### Short task
Begin at the first line of the data and copy each line through the one containing "plt.rcParams['font.family'] = ['Liberation", that line included, with no pictures.

### Supplied information
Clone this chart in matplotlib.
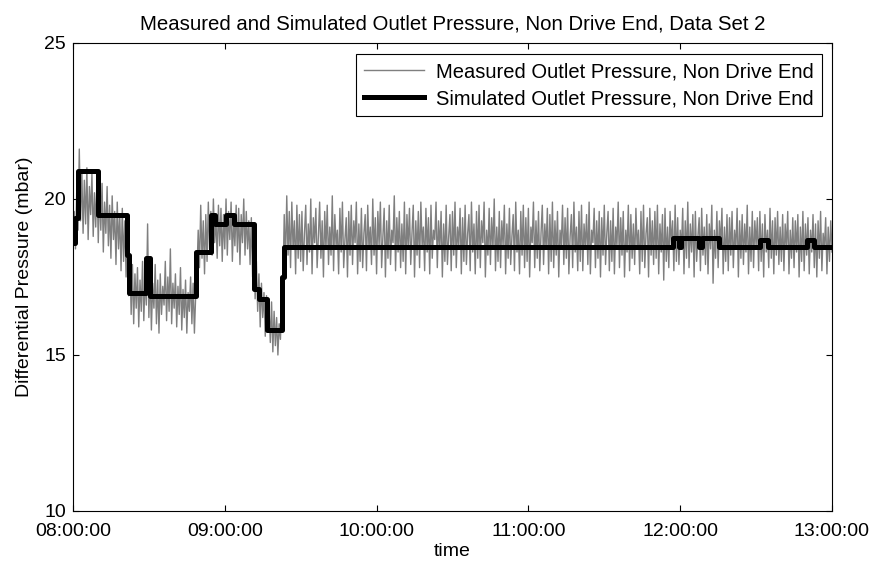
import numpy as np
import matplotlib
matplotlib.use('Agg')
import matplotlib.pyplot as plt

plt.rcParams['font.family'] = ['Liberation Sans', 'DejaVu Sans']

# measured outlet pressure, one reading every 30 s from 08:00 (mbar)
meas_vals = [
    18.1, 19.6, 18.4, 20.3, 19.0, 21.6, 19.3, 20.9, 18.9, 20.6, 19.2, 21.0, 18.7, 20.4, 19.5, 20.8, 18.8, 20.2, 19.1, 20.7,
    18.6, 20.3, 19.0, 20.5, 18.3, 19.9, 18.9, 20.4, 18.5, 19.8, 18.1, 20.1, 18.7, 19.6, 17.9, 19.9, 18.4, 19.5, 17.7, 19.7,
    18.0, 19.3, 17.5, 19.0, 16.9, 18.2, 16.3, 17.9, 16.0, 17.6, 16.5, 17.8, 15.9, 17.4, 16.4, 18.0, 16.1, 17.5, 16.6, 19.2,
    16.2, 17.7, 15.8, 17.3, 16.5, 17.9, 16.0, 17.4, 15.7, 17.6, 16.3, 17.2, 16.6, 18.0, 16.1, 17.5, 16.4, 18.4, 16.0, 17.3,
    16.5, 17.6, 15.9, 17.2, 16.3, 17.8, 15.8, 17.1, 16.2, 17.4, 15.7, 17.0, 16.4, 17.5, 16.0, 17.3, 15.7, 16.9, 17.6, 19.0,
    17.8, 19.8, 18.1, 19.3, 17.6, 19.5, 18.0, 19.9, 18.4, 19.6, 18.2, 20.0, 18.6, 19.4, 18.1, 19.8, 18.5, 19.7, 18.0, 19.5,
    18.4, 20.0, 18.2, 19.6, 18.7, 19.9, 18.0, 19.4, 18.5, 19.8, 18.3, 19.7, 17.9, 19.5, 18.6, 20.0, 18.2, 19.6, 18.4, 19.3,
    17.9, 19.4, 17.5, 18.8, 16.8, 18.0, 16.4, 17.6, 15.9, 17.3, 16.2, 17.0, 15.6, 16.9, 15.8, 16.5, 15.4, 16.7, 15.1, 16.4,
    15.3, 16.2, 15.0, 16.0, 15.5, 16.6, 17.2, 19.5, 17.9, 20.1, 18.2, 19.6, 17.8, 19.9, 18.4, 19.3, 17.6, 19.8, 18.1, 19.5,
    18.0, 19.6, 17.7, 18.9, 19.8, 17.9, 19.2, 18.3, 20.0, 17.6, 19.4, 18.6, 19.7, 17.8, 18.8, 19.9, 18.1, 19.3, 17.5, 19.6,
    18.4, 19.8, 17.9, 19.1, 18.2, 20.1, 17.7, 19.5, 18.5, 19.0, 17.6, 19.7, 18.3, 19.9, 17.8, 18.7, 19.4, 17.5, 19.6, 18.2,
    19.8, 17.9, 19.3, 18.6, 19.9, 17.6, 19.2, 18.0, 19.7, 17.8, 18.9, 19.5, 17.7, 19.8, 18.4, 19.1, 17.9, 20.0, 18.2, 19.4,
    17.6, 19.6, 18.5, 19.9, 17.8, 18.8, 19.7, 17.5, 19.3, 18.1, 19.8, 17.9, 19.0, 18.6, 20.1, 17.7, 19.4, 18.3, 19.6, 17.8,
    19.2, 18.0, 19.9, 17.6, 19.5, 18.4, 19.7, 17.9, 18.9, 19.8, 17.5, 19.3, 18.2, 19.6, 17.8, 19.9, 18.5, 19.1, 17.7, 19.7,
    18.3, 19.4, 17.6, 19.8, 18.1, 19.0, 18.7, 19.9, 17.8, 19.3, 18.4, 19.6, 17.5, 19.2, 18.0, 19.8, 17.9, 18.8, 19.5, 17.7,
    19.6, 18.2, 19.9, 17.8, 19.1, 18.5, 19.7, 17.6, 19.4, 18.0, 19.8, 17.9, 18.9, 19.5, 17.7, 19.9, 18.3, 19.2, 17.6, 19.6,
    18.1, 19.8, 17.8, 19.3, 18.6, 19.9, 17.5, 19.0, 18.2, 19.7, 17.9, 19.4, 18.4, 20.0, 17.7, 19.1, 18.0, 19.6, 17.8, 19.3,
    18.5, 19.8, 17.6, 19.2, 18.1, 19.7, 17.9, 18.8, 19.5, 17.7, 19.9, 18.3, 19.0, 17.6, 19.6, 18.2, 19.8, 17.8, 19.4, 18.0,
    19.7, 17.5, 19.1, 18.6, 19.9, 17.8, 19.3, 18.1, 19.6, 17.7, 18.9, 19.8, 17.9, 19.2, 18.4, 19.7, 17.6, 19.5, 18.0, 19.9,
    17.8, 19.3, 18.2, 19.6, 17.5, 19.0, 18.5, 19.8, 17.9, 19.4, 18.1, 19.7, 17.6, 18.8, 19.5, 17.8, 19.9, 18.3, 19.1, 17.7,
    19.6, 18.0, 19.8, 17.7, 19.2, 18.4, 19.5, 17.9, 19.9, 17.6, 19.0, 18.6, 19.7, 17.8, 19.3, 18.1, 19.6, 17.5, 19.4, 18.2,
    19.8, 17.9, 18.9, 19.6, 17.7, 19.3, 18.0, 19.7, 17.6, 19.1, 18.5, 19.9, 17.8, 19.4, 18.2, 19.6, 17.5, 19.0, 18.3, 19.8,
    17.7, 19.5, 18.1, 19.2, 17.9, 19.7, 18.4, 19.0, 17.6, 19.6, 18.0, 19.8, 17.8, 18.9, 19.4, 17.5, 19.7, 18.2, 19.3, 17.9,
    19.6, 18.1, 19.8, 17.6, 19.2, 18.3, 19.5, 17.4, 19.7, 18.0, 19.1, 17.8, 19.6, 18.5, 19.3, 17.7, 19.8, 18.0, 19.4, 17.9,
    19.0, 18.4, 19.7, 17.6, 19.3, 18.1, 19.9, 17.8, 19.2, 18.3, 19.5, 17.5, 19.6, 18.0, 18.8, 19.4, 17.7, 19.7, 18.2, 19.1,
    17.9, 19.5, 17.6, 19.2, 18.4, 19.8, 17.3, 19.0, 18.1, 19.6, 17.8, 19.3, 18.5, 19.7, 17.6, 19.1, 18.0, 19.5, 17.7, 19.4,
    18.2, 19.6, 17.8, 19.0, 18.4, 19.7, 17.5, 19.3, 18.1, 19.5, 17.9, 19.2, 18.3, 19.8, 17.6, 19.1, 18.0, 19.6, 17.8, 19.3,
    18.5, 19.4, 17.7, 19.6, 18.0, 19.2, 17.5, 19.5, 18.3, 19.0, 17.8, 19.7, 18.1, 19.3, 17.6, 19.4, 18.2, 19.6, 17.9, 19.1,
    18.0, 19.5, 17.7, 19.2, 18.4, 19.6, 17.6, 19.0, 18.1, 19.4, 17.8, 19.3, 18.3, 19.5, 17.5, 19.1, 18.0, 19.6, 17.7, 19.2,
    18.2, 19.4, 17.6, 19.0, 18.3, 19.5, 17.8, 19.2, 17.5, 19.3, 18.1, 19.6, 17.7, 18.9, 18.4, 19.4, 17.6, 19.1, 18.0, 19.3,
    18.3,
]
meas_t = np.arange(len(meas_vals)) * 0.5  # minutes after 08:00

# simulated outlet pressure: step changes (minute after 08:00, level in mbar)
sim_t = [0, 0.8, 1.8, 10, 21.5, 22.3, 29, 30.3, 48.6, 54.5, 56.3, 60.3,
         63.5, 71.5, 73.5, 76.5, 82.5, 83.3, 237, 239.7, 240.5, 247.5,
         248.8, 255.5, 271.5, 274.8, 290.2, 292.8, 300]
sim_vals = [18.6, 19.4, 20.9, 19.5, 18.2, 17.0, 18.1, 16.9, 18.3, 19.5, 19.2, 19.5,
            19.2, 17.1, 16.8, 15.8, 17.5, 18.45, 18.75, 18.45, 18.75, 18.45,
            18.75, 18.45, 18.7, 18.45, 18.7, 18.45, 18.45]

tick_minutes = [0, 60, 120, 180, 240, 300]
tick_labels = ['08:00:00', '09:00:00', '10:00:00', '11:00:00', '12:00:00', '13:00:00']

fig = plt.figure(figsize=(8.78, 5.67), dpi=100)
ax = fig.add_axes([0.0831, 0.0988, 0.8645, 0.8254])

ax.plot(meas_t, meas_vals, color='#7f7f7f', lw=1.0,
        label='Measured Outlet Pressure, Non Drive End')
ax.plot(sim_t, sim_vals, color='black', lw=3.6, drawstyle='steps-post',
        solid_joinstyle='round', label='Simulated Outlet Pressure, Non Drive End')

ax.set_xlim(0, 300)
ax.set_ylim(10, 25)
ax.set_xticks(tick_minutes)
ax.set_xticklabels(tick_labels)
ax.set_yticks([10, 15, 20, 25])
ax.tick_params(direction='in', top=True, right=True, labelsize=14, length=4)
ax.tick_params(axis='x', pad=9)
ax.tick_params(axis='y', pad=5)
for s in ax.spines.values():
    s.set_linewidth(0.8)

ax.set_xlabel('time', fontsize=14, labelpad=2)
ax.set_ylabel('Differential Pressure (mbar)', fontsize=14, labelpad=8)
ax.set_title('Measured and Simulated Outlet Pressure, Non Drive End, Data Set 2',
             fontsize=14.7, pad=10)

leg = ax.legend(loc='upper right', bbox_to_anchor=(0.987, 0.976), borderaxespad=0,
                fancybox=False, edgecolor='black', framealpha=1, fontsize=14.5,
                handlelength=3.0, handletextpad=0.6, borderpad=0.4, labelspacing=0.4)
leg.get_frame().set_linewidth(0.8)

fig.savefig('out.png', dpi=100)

### Exercise answer
Clone this chart in matplotlib.
import numpy as np
import matplotlib
matplotlib.use('Agg')
import matplotlib.pyplot as plt

plt.rcParams['font.family'] = ['Liberation Sans', 'DejaVu Sans']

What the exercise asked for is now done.